Mixing hockey and education can be a tough thing, especially for the first-year students, but being a member of a varsity sports team can bring benefits that way.

“The time management is the biggest part, but what I love about Guelph so far is that they are very helpful. There’s always someone to listen and always someone there to talk to,” Finoro said.

“Anybody you go to will always help you. If they can’t help you, they’ll put you in contact with someone who can. Yes it’s been a very big change for me, but I’ve had such a great support staff that it’s made my transition a lot smoother.”
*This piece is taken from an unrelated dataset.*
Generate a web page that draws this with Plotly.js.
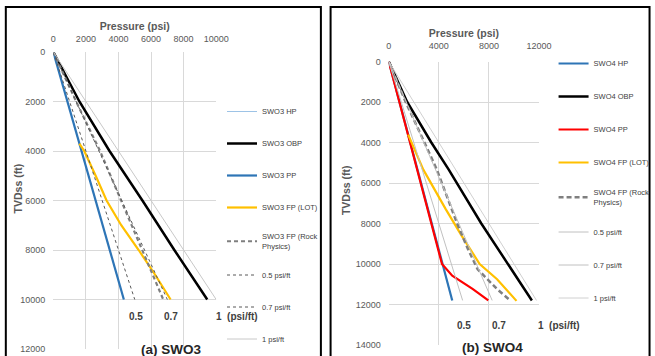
<!DOCTYPE html>
<html>
<head>
<meta charset="utf-8">
<script src="https://cdn.plot.ly/plotly-3.0.1.min.js"></script>
<style>
html,body{margin:0;padding:0;background:#fff;}
#chart{width:655px;height:356px;}
</style>
</head>
<body>
<div id="chart"></div>
<script>
// ---------- Panel (a) SWO3 : depth (ft) and pressure (psi) ----------
const hpA_depth   = [0, 10000];
const hpA_psi     = [0, 4330];
const obpA_depth  = [0, 2000, 4000, 6000, 8000, 10000];
const obpA_psi    = [0, 1600, 3450, 5470, 7430, 9450];
const ppA_depth   = [0, 10000];
const ppA_psi     = [0, 4330];
const lotA_depth  = [3700, 4000, 5000, 6000, 7000, 8000, 9000, 10000];
const lotA_psi    = [1600, 1900, 2600, 3270, 4170, 5240, 6250, 7200];
const rockA_depth = [0, 2000, 4000, 6000, 8000, 10000];
const rockA_psi   = [0, 1400, 2870, 4170, 5460, 6750];
const g05A_depth  = [0, 10000];
const g05A_psi    = [0, 5000];
const g07A_depth  = [0, 10000];
const g07A_psi    = [0, 7000];
const g10A_depth  = [0, 10000];
const g10A_psi    = [0, 10000];

// ---------- Panel (b) SWO4 ----------
const hpB_depth   = [0, 10000, 11800];
const hpB_psi     = [0, 4250, 5070];
const obpB_depth  = [0, 2000, 4000, 5340, 8000, 11800];
const obpB_psi    = [0, 1470, 3400, 4790, 7390, 11430];
const ppB_depth   = [0, 10000, 10580, 11240, 11800];
const ppB_psi     = [0, 4250, 5070, 6720, 7950];
const lotB_depth  = [3610, 5340, 7300, 8620, 10000, 10750, 11820];
const lotB_psi    = [1550, 2760, 4560, 5840, 7260, 8650, 10200];
const rockB_depth = [0, 2000, 4000, 5340, 8000, 9270, 10260, 11240, 11800];
const rockB_psi   = [0, 1350, 2850, 3840, 5460, 6330, 7100, 8650, 9700];
const g05B_depth  = [0, 11800];
const g05B_psi    = [0, 5900];
const g07B_depth  = [0, 11800];
const g07B_psi    = [0, 8260];
const g10B_depth  = [0, 11800];
const g10B_psi    = [0, 11800];

// ---------- Tick labels ----------
const xTicksA = [0, 2000, 4000, 6000, 8000, 10000];
const yTicksA = [0, 2000, 4000, 6000, 8000, 10000, 12000];
const xTicksB = [0, 4000, 8000, 12000];
const yTicksB = [0, 2000, 4000, 6000, 8000, 10000, 12000, 14000];

const FONT = "Liberation Sans Narrow, Arial Narrow, Liberation Sans, Arial, sans-serif";
const W = 655, H = 356;
const px = v => v / W;
const py = v => 1 - v / H;

function tr(name, x, y, color, width, dash, xa, ya, leg, grp) {
  return {
    type: 'scatter', mode: 'lines', name: name, x: x, y: y,
    xaxis: xa, yaxis: ya, legend: leg, legendgroup: grp,
    line: {color: color, width: width, dash: dash || 'solid'},
    hoverinfo: 'skip'
  };
}

const data = [
  tr('SWO3 HP', hpA_psi, hpA_depth, '#9dc3e6', 1, 'solid', 'x', 'y', 'legend', 'a1'),
  tr('SWO3 OBP', obpA_psi, obpA_depth, '#000000', 2.5, 'solid', 'x', 'y', 'legend', 'a2'),
  tr('SWO3 PP', ppA_psi, ppA_depth, '#2e75b6', 2.2, 'solid', 'x', 'y', 'legend', 'a3'),
  tr('SWO3 FP (LOT)', lotA_psi, lotA_depth, '#ffc000', 2.2, 'solid', 'x', 'y', 'legend', 'a4'),
  tr('SWO3 FP (Rock<br>Physics)', rockA_psi, rockA_depth, '#7f7f7f', 2.2, '4px,3px', 'x', 'y', 'legend', 'a5'),
  tr('0.5 psi/ft', g05A_psi, g05A_depth, '#595959', 1, 'dot', 'x', 'y', 'legend', 'a6'),
  tr('0.7 psi/ft', g07A_psi, g07A_depth, '#595959', 1, 'dot', 'x', 'y', 'legend', 'a7'),
  tr('1 psi/ft', g10A_psi, g10A_depth, '#c8c8c8', 1, 'solid', 'x', 'y', 'legend', 'a8'),

  tr('SWO4 HP', hpB_psi, hpB_depth, '#2e75b6', 2.2, 'solid', 'x2', 'y2', 'legend2', 'b1'),
  tr('SWO4 OBP', obpB_psi, obpB_depth, '#000000', 2.5, 'solid', 'x2', 'y2', 'legend2', 'b2'),
  tr('SWO4 PP', ppB_psi, ppB_depth, '#ff0000', 2.2, 'solid', 'x2', 'y2', 'legend2', 'b3'),
  tr('SWO4 FP (LOT)', lotB_psi, lotB_depth, '#ffc000', 2.2, 'solid', 'x2', 'y2', 'legend2', 'b4'),
  tr('SWO4 FP (Rock<br>Physics)', rockB_psi, rockB_depth, '#7f7f7f', 2.5, '5px,3px', 'x2', 'y2', 'legend2', 'b5'),
  tr('0.5 psi/ft', g05B_psi, g05B_depth, '#c0c0c0', 1, 'solid', 'x2', 'y2', 'legend2', 'b6'),
  tr('0.7 psi/ft', g07B_psi, g07B_depth, '#c0c0c0', 1, 'solid', 'x2', 'y2', 'legend2', 'b7'),
  tr('1 psi/ft', g10B_psi, g10B_depth, '#d0d0d0', 1, 'solid', 'x2', 'y2', 'legend2', 'b8')
];

const tickFont = {family: FONT, size: 9, color: '#595959'};
const titleFont = {family: FONT, size: 10.5, color: '#595959', weight: 'bold'};

function xAx(dom, range, ticks, anchor, lstand) {
  return {
    domain: dom, range: range, side: 'top', anchor: anchor,
    tickvals: ticks, ticktext: ticks.map(String), tickfont: tickFont,
    showgrid: true, gridcolor: '#d9d9d9', gridwidth: 1, zeroline: false,
    showline: false, ticks: '', ticklabelstandoff: lstand,
    title: {text: 'Pressure (psi)', font: titleFont, standoff: 1}
  };
}
function yAx(dom, range, ticks, anchor) {
  return {
    domain: dom, range: range, anchor: anchor,
    tickvals: ticks, ticktext: ticks.map(String), tickfont: tickFont,
    showgrid: true, gridcolor: '#d9d9d9', gridwidth: 1, zeroline: false,
    showline: false, ticks: '', ticklabelstandoff: 7
  };
}

const legFont = {family: FONT, size: 7.5, color: '#404040'};
const annFont = {family: FONT, size: 10, color: '#404040', weight: 'bold'};

function ann(text, x, y, size, xanchor) {
  return {
    text: text, xref: 'paper', yref: 'paper', x: px(x), y: py(y),
    xanchor: xanchor || 'center', yanchor: 'middle', showarrow: false,
    font: size ? {family: FONT, size: size, color: '#262626', weight: 'bold'} : annFont
  };
}
function yTitle(x, y) {
  return {
    text: 'TVDss (ft)', xref: 'paper', yref: 'paper', x: px(x), y: py(y),
    xanchor: 'center', yanchor: 'middle', showarrow: false, textangle: -90,
    font: titleFont
  };
}

const layout = {
  width: W, height: H,
  margin: {l: 0, r: 0, t: 0, b: 0},
  paper_bgcolor: '#ffffff', plot_bgcolor: '#ffffff',
  showlegend: true,
  xaxis: xAx([px(55), px(223)], [0, 10000], xTicksA, 'y', 7),
  yaxis: yAx([py(349), py(52)], [12000, 0], yTicksA, 'x'),
  xaxis2: xAx([px(401), px(556)], [0, 12000], xTicksB, 'y2', 10),
  yaxis2: yAx([py(345), py(61.5)], [14000, 0], yTicksB, 'x2'),
  legend: {
    x: px(229), y: py(97), xanchor: 'left', yanchor: 'top',
    font: legFont, bgcolor: 'rgba(0,0,0,0)', borderwidth: 0,
    traceorder: 'grouped', tracegroupgap: 13, itemwidth: 30
  },
  legend2: {
    x: px(571), y: py(49), xanchor: 'left', yanchor: 'top',
    font: legFont, bgcolor: 'rgba(0,0,0,0)', borderwidth: 0,
    traceorder: 'grouped', tracegroupgap: 14, itemwidth: 30
  },
  annotations: [
    yTitle(19, 188),
    yTitle(357, 190),
    ann('0.5', 140, 316),
    ann('0.7', 176, 316),
    ann('1  (psi/ft)', 221, 316, null, 'left'),
    ann('(a) SWO3', 176, 349, 13.5),
    ann('0.5', 479, 325),
    ann('0.7', 515, 325),
    ann('1  (psi/ft)', 553, 325, null, 'left'),
    ann('(b) SWO4', 508, 347, 13.5)
  ],
  shapes: [
    {type: 'rect', xref: 'paper', yref: 'paper', x0: px(6), x1: px(331), y0: py(7), y1: py(370),
     line: {color: '#000000', width: 2}, fillcolor: 'rgba(0,0,0,0)'},
    {type: 'rect', xref: 'paper', yref: 'paper', x0: px(341), x1: px(670), y0: py(7), y1: py(370),
     line: {color: '#000000', width: 2}, fillcolor: 'rgba(0,0,0,0)'}
  ]
};

Plotly.newPlot('chart', data, layout, {displayModeBar: false, staticPlot: true});
</script>
</body>
</html>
While the majority of major junior players are also students, whether it be at high school or at university, things seem a little different in the university league.

“You are a student athlete,” Finoro said. “You’re here to play hockey, but you’re also here to get an education and education is always first. Yes, we play on the weekends, but it doesn’t matter if it’s on the weekends or during the week, school’s first and hockey’s second.”

Finoro is studying human kinetics.

“It’s learning about the body,” he said. “(As an athlete), you’re involved with it all the time. You’re in with the trainers and they’re working on you. It’s always been kind of an inquiry of mine. When they’re working on me I ask them ‘Oh what happened? Why did it happen? How do I fix it?’”

For the Gryphs, a 3-1 win over the York Lions in their home opener Saturday night meant they got their first home victory of the season a lot sooner than last season when it didn’t come until their eighth home game when they defeated York 5-2 on Nov. 22.

“It’s good to get it right off the bat,” Finoro said. “It’s a 28-game schedule and that’s different from major junior which is 68. Every game is like a playoff game. You’re always fighting for a spot. The team that usually jumps ahead has an easier second half of the year which is always nice. But every game counts and we’re hoping to do our best right off the bat.”

And what will be a good season?

“A good season is to get the team as far as we can,” Finoro answered. “I’m looking to come in here and do whatever I can to get the team to the finals, the Nationals. They made it there last year. They had a very good run in the playoffs (but lost the OUA final and their lone game at the U Sports championship tournament a week later.) I think we have the team here to get over that hump and win a national championship.”